● **Task objective**: Write out exactly, please, every line from the beginning of the entries to the line holding "ph = H - mt - mb", and no pictures.

— Start Entries provided —

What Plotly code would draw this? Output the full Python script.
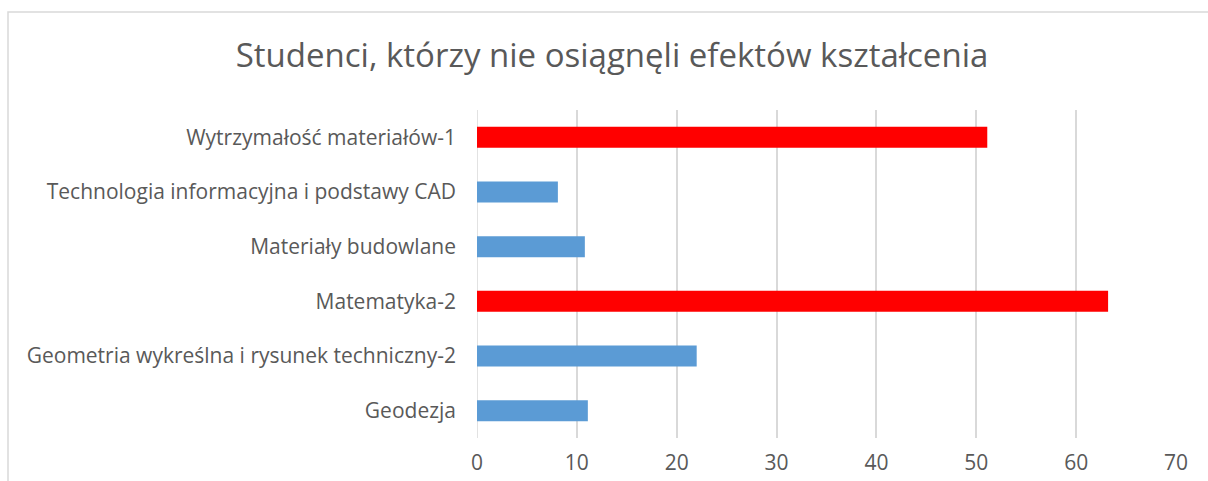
import plotly.graph_objects as go

categories = [
    "Geodezja",
    "Geometria wykreślna i rysunek techniczny-2",
    "Matematyka-2",
    "Materiały budowlane",
    "Technologia informacyjna i podstawy CAD",
    "Wytrzymałość materiałów-1",
]
values = [11.1, 22, 63.2, 10.8, 8.1, 51.1]
bar_colors = ["#5B9BD5", "#5B9BD5", "#FF0000", "#5B9BD5", "#5B9BD5", "#FF0000"]
x_ticks = [0, 10, 20, 30, 40, 50, 60, 70]

title_text = "Studenci, którzy nie osiągnęli efektów kształcenia"

fig = go.Figure(
    go.Bar(
        x=values,
        y=categories,
        orientation="h",
        marker=dict(color=bar_colors, line=dict(width=0)),
        hoverinfo="x+y",
    )
)

W, H = 1208, 481
ml, mr, mt, mb = 477, 32, 110, 43
pw = W - ml - mr
ph = H - mt - mb

fig.update_layout(
    width=W,
    height=H,
    margin=dict(l=ml, r=mr, t=mt, b=mb, pad=0, autoexpand=False),
    paper_bgcolor="white",
    plot_bgcolor="white",
    bargap=0.615,
    showlegend=False,
    title=dict(
        text=title_text,
        x=612 / W,
        xanchor="center",
        y=1 - 55 / H,
        yanchor="middle",
        font=dict(family="Open Sans", size=33, color="#595959"),
    ),
    font=dict(family="Open Sans", color="#595959"),
    xaxis=dict(
        range=[0, 70],
        tickvals=x_ticks,
        ticktext=[str(v) for v in x_ticks],
        showgrid=True,
        gridcolor="#D9D9D9",
        gridwidth=1.5,
        zeroline=False,
        showline=False,
        ticks="",
        tickfont=dict(family="Open Sans", size=21, color="#595959"),
        ticklabelstandoff=10,
        automargin=False,
        fixedrange=True,
    ),
    yaxis=dict(
        showgrid=False,
        zeroline=False,
        showline=False,
        ticks="",
        tickfont=dict(family="Open Sans", size=21, color="#595959"),
        ticklabelstandoff=20,
        automargin=False,
        fixedrange=True,
    ),
    shapes=[
        dict(
            type="rect",
            xref="paper",
            yref="paper",
            x0=(8 - ml) / pw,
            x1=(W + 20 - ml) / pw,
            y0=-(mb + 20) / ph,
            y1=(H - mb - 12) / ph,
            line=dict(color="#D9D9D9", width=1.5),
            fillcolor="rgba(0,0,0,0)",
            layer="below",
        ),
        dict(
            type="line",
            xref="x",
            yref="paper",
            x0=0,
            x1=0,
            y0=0,
            y1=1,
            line=dict(color="#D9D9D9", width=1.5),
            layer="below",
        ),
    ],
)

fig.write_html(
    "out.html",
    config={"displayModeBar": False},
    post_script="document.body.style.margin='0';document.body.style.overflow='hidden';",
)
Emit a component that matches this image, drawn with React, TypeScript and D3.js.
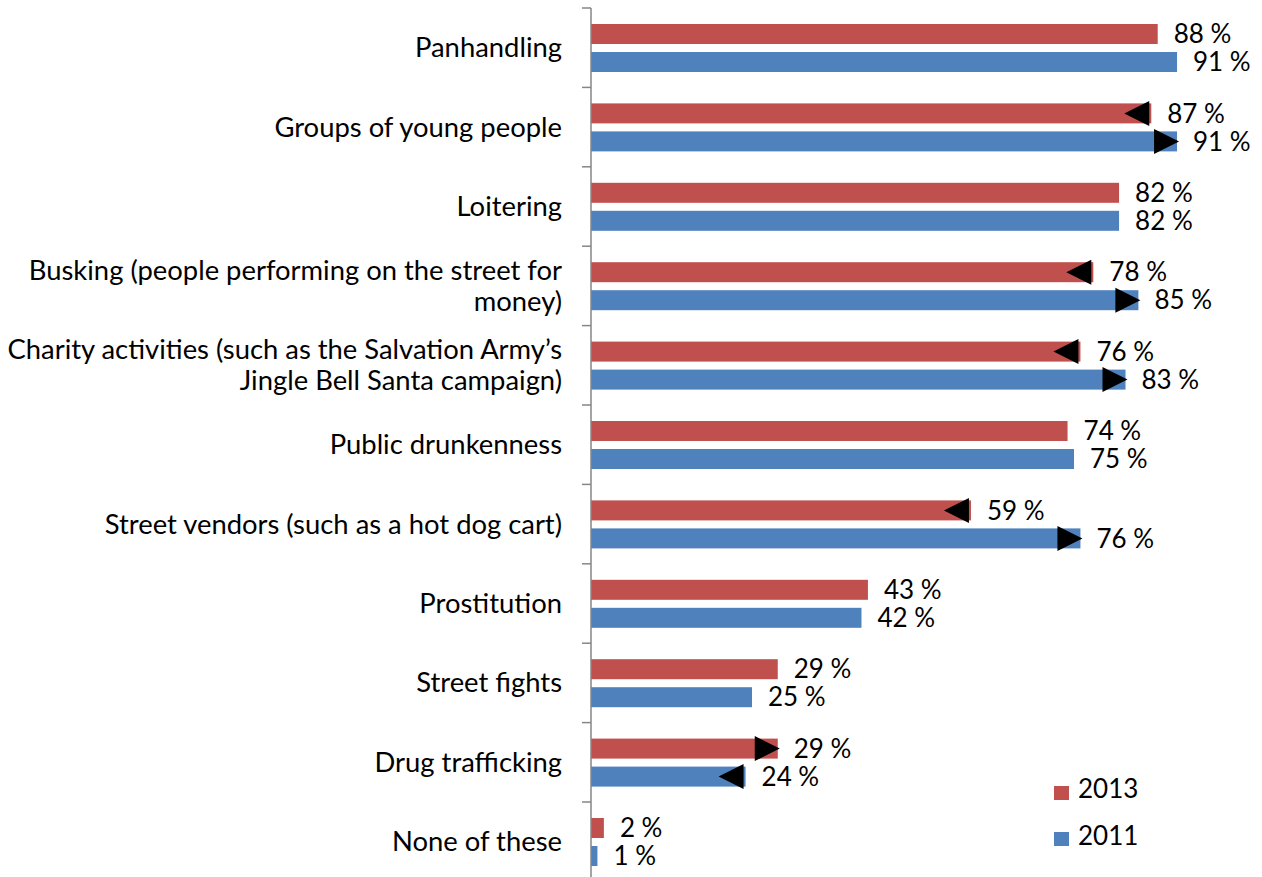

— End Entries provided —

● **Result of this exercise**:
What Plotly code would draw this? Output the full Python script.
import plotly.graph_objects as go

categories = [
    "Geodezja",
    "Geometria wykreślna i rysunek techniczny-2",
    "Matematyka-2",
    "Materiały budowlane",
    "Technologia informacyjna i podstawy CAD",
    "Wytrzymałość materiałów-1",
]
values = [11.1, 22, 63.2, 10.8, 8.1, 51.1]
bar_colors = ["#5B9BD5", "#5B9BD5", "#FF0000", "#5B9BD5", "#5B9BD5", "#FF0000"]
x_ticks = [0, 10, 20, 30, 40, 50, 60, 70]

title_text = "Studenci, którzy nie osiągnęli efektów kształcenia"

fig = go.Figure(
    go.Bar(
        x=values,
        y=categories,
        orientation="h",
        marker=dict(color=bar_colors, line=dict(width=0)),
        hoverinfo="x+y",
    )
)

W, H = 1208, 481
ml, mr, mt, mb = 477, 32, 110, 43
pw = W - ml - mr
ph = H - mt - mb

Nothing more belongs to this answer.